Postby Hayes41 » Wed Oct 19, 2011 8:23 am

It is argued by the housing development experts that about 50 percent of the houses and shelters built by the people themselves in all cities and towns of Kerala are unauthorized; the primary reason being that the Development Control Rules, the building bye-laws, the building design standards and specifications specified by the local authorities are of such a high standard that these cannot be met in full by the common man and consequently whatever they build are considered to be unauthorized.

Even the Task Force has noted in its report that the legal impediments which inhibit the poor from improving their housing units include ‘zoning regulations, certain service standards, minimum plot size, maximum density of people in a particular area, building bye-laws and construction standards.
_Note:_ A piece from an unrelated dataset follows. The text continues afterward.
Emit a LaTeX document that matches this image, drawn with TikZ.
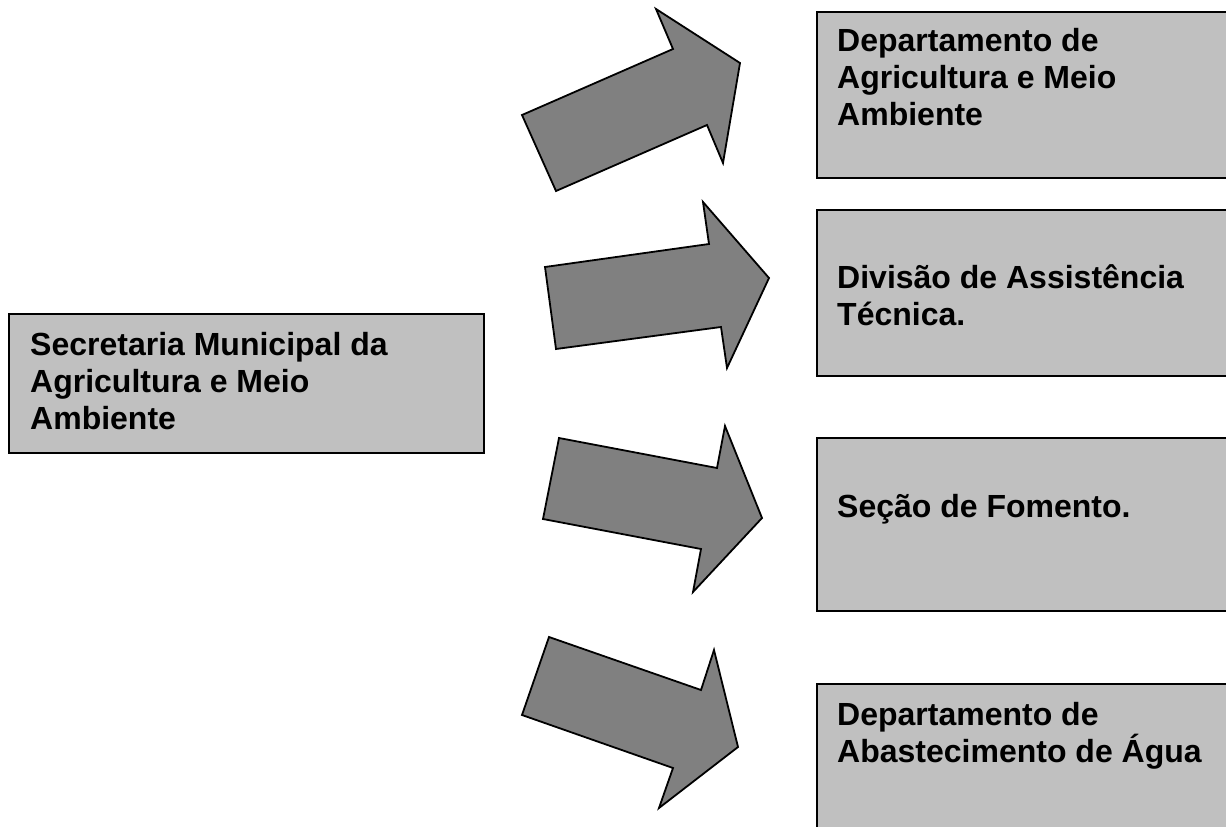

Thus in a majority of cases, the developments in Real Estate in Kerala is not up to the standards set by those housing development experts.

It has been observed by the practicing architects and professionals that the local municipalities and city corporations in cities unnecessarily delay the approval of building plans which consequently delay the entire process of building construction. In Trivandrum and Cochin, till recently, it took two to four years to approve a building plan even when substantial sums as ‘speed money’ has been spent for moving the files.

How can the private sector rapidly construct a house if there is such a delay in building construction? It is imperative that the state government must take immediate steps to approve building plans within the shortest period, say, one month of its commission. Necessary amendments must be made to the necessary rules and regulations. If the country is to wipe out its deficit of 40 million houses in the next 10 years, on an average, four million houses need to be built; at present less than 50 percent of that is being built in the country. Consequently, there should be greater emphasis on ‘freedom to build’ with minimum restriction.